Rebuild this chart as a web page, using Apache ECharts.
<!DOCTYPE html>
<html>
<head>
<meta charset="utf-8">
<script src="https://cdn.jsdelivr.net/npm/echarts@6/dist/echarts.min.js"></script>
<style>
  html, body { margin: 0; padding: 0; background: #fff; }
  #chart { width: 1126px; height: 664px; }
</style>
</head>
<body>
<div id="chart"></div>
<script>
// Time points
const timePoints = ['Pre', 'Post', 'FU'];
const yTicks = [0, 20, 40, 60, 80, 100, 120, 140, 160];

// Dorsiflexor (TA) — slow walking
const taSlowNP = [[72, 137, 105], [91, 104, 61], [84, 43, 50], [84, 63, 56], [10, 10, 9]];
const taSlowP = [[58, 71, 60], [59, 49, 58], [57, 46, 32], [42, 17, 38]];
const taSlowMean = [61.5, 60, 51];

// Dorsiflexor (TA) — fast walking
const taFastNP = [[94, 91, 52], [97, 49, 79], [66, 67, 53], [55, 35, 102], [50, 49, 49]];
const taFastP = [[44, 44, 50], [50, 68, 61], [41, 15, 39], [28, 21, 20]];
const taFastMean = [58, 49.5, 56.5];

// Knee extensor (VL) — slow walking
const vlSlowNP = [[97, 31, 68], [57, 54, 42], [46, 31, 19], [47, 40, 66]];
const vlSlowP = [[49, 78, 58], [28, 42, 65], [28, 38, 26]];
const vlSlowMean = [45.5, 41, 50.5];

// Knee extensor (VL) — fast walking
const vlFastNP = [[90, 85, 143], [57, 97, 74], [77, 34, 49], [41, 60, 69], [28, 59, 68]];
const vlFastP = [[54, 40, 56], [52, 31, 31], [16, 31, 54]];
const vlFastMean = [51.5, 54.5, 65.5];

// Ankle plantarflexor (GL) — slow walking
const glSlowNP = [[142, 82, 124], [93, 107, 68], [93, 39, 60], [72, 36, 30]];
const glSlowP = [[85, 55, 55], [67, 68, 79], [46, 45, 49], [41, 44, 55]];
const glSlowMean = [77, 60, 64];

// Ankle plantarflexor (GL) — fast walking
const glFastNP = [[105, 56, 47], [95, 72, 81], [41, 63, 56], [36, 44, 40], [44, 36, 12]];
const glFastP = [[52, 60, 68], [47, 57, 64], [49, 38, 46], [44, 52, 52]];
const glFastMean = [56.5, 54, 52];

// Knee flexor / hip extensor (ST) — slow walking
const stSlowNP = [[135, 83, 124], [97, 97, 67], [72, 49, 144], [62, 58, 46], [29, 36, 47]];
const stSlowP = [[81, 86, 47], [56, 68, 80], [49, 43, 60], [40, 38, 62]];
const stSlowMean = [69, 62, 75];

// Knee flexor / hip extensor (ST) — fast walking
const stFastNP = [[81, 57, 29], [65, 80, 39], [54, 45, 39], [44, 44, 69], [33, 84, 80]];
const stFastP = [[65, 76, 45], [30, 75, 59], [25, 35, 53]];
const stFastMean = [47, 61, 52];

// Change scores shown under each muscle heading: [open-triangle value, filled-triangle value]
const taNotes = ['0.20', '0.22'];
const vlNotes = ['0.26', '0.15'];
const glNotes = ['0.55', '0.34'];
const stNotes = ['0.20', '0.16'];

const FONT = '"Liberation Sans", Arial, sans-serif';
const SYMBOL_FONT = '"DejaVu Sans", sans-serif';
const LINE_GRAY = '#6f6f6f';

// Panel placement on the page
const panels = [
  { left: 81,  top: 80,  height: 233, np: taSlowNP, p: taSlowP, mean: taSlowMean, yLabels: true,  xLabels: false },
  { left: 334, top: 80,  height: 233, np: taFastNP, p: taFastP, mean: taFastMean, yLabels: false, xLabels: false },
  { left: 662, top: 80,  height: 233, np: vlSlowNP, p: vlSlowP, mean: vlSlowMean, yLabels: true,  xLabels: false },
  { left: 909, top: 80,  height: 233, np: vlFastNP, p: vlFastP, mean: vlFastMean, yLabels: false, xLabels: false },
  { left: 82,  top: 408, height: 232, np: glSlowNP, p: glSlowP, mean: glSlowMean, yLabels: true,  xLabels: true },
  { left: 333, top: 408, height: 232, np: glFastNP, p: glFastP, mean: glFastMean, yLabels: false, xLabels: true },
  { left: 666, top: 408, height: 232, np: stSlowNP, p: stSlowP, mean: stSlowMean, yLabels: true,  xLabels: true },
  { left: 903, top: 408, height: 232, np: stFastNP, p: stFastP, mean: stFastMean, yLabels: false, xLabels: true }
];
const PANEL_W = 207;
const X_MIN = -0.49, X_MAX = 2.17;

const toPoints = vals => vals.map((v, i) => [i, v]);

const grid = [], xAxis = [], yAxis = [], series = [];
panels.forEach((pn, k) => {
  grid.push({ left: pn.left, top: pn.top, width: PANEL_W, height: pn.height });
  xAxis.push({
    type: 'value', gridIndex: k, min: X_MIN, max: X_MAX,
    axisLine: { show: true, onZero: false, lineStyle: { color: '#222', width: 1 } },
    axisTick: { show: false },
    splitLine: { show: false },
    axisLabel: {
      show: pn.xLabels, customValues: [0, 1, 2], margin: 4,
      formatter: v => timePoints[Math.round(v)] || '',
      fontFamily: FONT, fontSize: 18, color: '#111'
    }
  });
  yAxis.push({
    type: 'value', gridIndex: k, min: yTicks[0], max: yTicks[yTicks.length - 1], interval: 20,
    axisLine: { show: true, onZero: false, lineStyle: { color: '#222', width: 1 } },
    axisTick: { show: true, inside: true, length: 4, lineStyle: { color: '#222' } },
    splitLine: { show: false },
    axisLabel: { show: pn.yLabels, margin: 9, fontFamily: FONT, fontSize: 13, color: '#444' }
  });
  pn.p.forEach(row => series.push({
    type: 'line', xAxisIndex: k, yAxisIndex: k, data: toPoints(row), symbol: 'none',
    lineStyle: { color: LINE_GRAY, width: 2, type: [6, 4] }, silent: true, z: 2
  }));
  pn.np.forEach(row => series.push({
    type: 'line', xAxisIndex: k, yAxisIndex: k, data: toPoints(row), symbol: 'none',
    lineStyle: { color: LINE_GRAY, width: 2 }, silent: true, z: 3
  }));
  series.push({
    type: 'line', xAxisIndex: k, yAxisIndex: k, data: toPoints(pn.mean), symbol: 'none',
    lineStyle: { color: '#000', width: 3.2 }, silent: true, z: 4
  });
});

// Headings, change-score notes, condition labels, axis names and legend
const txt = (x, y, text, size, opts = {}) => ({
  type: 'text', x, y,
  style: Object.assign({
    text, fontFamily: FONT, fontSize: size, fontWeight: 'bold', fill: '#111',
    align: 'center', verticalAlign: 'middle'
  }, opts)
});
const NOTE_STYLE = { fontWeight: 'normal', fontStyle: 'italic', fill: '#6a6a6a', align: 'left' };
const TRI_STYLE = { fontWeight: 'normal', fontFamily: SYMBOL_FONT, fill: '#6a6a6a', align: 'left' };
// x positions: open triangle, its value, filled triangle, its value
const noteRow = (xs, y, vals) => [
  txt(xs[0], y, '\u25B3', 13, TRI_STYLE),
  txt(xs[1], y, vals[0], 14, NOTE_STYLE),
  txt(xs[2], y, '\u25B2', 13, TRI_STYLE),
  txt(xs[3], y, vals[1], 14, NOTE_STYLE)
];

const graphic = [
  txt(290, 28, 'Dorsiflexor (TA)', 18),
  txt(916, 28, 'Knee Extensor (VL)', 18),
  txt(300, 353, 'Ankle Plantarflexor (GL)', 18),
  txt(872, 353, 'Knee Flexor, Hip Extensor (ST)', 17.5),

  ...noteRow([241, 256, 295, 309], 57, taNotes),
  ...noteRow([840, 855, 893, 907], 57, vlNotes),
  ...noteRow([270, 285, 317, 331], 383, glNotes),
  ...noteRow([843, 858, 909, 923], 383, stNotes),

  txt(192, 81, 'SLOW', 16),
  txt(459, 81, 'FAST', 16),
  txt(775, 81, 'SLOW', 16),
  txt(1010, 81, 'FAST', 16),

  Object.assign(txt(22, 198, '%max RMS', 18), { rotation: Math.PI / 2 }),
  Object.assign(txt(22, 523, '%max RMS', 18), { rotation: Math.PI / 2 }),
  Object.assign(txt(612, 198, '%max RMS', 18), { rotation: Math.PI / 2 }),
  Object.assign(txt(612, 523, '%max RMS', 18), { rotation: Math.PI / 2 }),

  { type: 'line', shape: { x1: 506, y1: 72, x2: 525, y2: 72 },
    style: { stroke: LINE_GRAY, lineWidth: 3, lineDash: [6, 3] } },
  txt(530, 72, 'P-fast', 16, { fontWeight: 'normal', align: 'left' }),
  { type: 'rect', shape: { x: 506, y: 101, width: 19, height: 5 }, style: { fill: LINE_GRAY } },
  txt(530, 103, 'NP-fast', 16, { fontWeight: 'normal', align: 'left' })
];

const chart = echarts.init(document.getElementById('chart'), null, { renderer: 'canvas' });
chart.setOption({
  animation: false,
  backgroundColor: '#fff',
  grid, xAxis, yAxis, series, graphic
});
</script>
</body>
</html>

SET PROBLEM: Write out a verbatim copy of the data, beginning with its first line and ending with the line that contains "const taFastMean = [58, 49.5, 56.5];".

OUTPUT FOR THIS EXERCISE:
Rebuild this chart as a web page, using Apache ECharts.
<!DOCTYPE html>
<html>
<head>
<meta charset="utf-8">
<script src="https://cdn.jsdelivr.net/npm/echarts@6/dist/echarts.min.js"></script>
<style>
  html, body { margin: 0; padding: 0; background: #fff; }
  #chart { width: 1126px; height: 664px; }
</style>
</head>
<body>
<div id="chart"></div>
<script>
// Time points
const timePoints = ['Pre', 'Post', 'FU'];
const yTicks = [0, 20, 40, 60, 80, 100, 120, 140, 160];

// Dorsiflexor (TA) — slow walking
const taSlowNP = [[72, 137, 105], [91, 104, 61], [84, 43, 50], [84, 63, 56], [10, 10, 9]];
const taSlowP = [[58, 71, 60], [59, 49, 58], [57, 46, 32], [42, 17, 38]];
const taSlowMean = [61.5, 60, 51];

// Dorsiflexor (TA) — fast walking
const taFastNP = [[94, 91, 52], [97, 49, 79], [66, 67, 53], [55, 35, 102], [50, 49, 49]];
const taFastP = [[44, 44, 50], [50, 68, 61], [41, 15, 39], [28, 21, 20]];
const taFastMean = [58, 49.5, 56.5];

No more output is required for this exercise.